We further note that Anderson encouraged Plaintiff to take additional time to think over her decision, offered her the opportunity to speak with Dr. Robson, and gave her the chance to submit a new letter from a physician. These acts by Anderson are inconsistent with the notion that Defendant used Plaintiff's refusal to take a flu shot as an excuse to terminate her on account of her religious beliefs.
As a second basis for attempting to establish pretext, Plaintiff asserts that the employees of Defendant's sister facility—Heartland Living & Rehabilitation (“Heartland”) in Greensboro, North Carolina—were not required to take the flu vaccination, and, therefore, were not subject to discharge for refusing to do so. However, Anderson testified that Heartland “did not require its employees to receive a flu vaccine because it did not have a flu outbreak as defined by the CDC guidelines.” Conversely, as a result of the flu outbreak at the Facility, three residents died, four were hospitalized, and 31 were diagnosed with upper respiratory infections.

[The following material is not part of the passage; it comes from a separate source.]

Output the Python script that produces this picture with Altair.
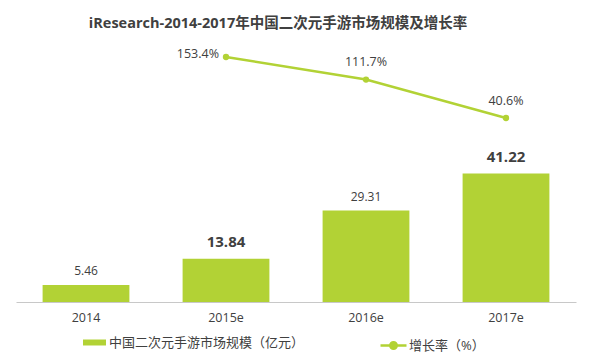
import altair as alt
import pandas as pd

years = ["2014", "2015e", "2016e", "2017e"]
market_size = [5.46, 13.84, 29.31, 41.22]
size_labels = ["5.46", "13.84", "29.31", "41.22"]
bold_years = ["2015e", "2017e"]

rate_years = ["2015e", "2016e", "2017e"]
growth_rate = [153.4, 111.7, 40.6]
rate_labels = ["153.4%", "111.7%", "40.6%"]

bar_name = "中国二次元手游市场规模（亿元）"
line_name = "增长率（%）"
title_text = "iResearch-2014-2017年中国二次元手游市场规模及增长率"

GREEN = "#b2d235"
TEXT = "#404040"
FONT = "Open Sans, Noto Sans CJK SC"

bars_df = pd.DataFrame({"year": years, "size": market_size,
                        "label": size_labels, "series": [bar_name] * len(years)})
rate_df = pd.DataFrame({"year": rate_years, "rate": growth_rate,
                        "label": rate_labels, "series": [line_name] * len(rate_years)})

x = alt.X("year:N", sort=years,
          scale=alt.Scale(domain=years, paddingInner=0.38, paddingOuter=0.19),
          axis=alt.Axis(title=None, labelAngle=0, ticks=False, grid=False,
                        domainColor="#c8c8c8", domainWidth=1,
                        labelColor=TEXT, labelFont=FONT, labelFontSize=12.5,
                        labelPadding=9))
y_bar = alt.Y("size:Q", scale=alt.Scale(domain=[0, 84], nice=False, zero=False), axis=None)
y_rate = alt.Y("rate:Q", scale=alt.Scale(domain=[-299.4, 184.8], nice=False, zero=False), axis=None)

bar_base = alt.Chart(bars_df)
bars = bar_base.mark_bar().encode(
    x=x, y=y_bar,
    fill=alt.Fill("series:N", scale=alt.Scale(range=[GREEN]),
                  legend=alt.Legend(title=None, orient="none", legendX=67, legendY=291,
                                    symbolType="M-1,-0.26L1,-0.26L1,0.26L-1,0.26Z",
                                    symbolSize=529, symbolStrokeWidth=0,
                                    labelFont=FONT, labelFontSize=13, labelColor=TEXT,
                                    labelOffset=3, labelLimit=400, padding=0)),
)
bar_text_reg = bar_base.mark_text(font=FONT, fontSize=12, color=TEXT, baseline="alphabetic", dy=-10).encode(
    x=x, y=y_bar, text="label:N"
).transform_filter(~alt.FieldOneOfPredicate(field="year", oneOf=bold_years))
bar_text_bold = bar_base.mark_text(font=FONT, fontSize=15, fontWeight="bold", color=TEXT,
                                   baseline="alphabetic", dy=-11.5).encode(
    x=x, y=y_bar, text="label:N"
).transform_filter(alt.FieldOneOfPredicate(field="year", oneOf=bold_years))

rate_base = alt.Chart(rate_df)
line = rate_base.mark_line(strokeWidth=2.5).encode(
    x=x, y=y_rate,
    stroke=alt.Stroke("series:N", scale=alt.Scale(range=[GREEN]),
                      legend=alt.Legend(title=None, orient="none", legendX=363, legendY=291,
                                        symbolType="M-1,0L1,0M0.25,0A0.25,0.25,0,1,1,-0.25,0A0.25,0.25,0,1,1,0.25,0",
                                        symbolSize=676, symbolStrokeWidth=2.5,
                                        symbolFillColor=GREEN, symbolStrokeColor=GREEN,
                                        labelFont=FONT, labelFontSize=13, labelColor=TEXT,
                                        labelOffset=1, labelLimit=400, padding=0)),
)
points = rate_base.mark_circle(size=40, color=GREEN, opacity=1).encode(x=x, y=y_rate)
rate_text_first = rate_base.mark_text(font=FONT, fontSize=12.5, color=TEXT, baseline="alphabetic",
                                      align="right", dx=-7, dy=1).encode(
    x=x, y=y_rate, text="label:N"
).transform_filter(alt.datum.year == rate_years[0])
rate_text_rest = rate_base.mark_text(font=FONT, fontSize=12.5, color=TEXT, baseline="alphabetic",
                                     dy=-13.5).encode(
    x=x, y=y_rate, text="label:N"
).transform_filter(alt.datum.year != rate_years[0])

chart = alt.layer(
    alt.layer(bars, bar_text_reg, bar_text_bold),
    alt.layer(line, points, rate_text_first, rate_text_rest),
).resolve_scale(y="independent").properties(
    width=560, height=262,
    autosize=alt.AutoSizeParams(type="none"),
    padding={"left": 16, "top": 40, "right": 24, "bottom": 50},
    title=alt.TitleParams(text=title_text, font=FONT, fontSize=14.5, fontWeight="bold",
                          color=TEXT, anchor="middle", dx=-18, dy=17, offset=15,
                          baseline="alphabetic"),
).configure_view(stroke=None)

chart.save("out.html", embed_options={"renderer": "svg", "actions": False})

For these reasons, it was logical for the Facility to impose a mandatory flu vaccination policy for its employees despite the absence of a comparable policy at Heartland, and Plaintiff cannot show that she was similarly situated to the employees at Heartland for purposes of establishing pretext. See Wang v. UNC–CH Sch. of Med., 216 N.C.App. 185, 204, 716 S.E.2d 646, 658 (2011) (“A Plaintiff relying on disparate treatment evidence must show that she was similarly situated in all material respects to the individuals with whom she seeks to compare herself[.]” (citation, quotation marks, and alteration omitted)).
Finally, Plaintiff argues that the letter she obtained on 28 January 2013 from Dr. Leighton, a physician, established a medical justification for her refusal to take the flu shot. However, she obtained this letter over a month after her discharge and never provided the letter to Anderson. Nor did Plaintiff ever request that she be reinstated following her termination. Therefore, the existence of Dr. Leighton's letter lacks any relevance to Defendant's justification for terminating her employment over one month earlier.
We are satisfied that none of Plaintiff's arguments—either singularly or in combination—are sufficient to raise a genuine issue of material fact as to whether Defendant's asserted rationale for her discharge was a pretext for religious discrimination. See Fatta v. M & M Props. Mgmt., Inc., 221 N.C.App. 369, 375–76, 727 S.E.2d 595, 601 (2012) (“Viewing the evidence in the light most favorable to plaintiff, there is no genuine issue of material fact with respect to the pretext issue. Accordingly, we affirm the trial court's order granting summary judgment in favor of defendant.” (internal citation omitted)), disc. review denied, 366 N.C. 601, 743 S.E.2d 182, 182–83 (2013). As this Court has recognized,
a plaintiff's own assertions of discrimination in and of themselves are insufficient to counter substantial evidence of legitimate nondiscriminatory reasons for an adverse employment action. It is the perception of the decision maker which is relevant, not the self-assessment of the plaintiff. Even in discrimination cases where motive and intent are critical to the analysis, summary judgment may be appropriate if the non-moving party rests merely upon conclusory allegations, improbable inferences and unsupported speculation.
Id. at 375, 727 S.E.2d 595, 727 S.E.2d at 601 (internal citations and quotation marks omitted). We conclude that this is such a case.
For the reasons stated above, we affirm the trial court's order granting summary judgment in favor of Defendant.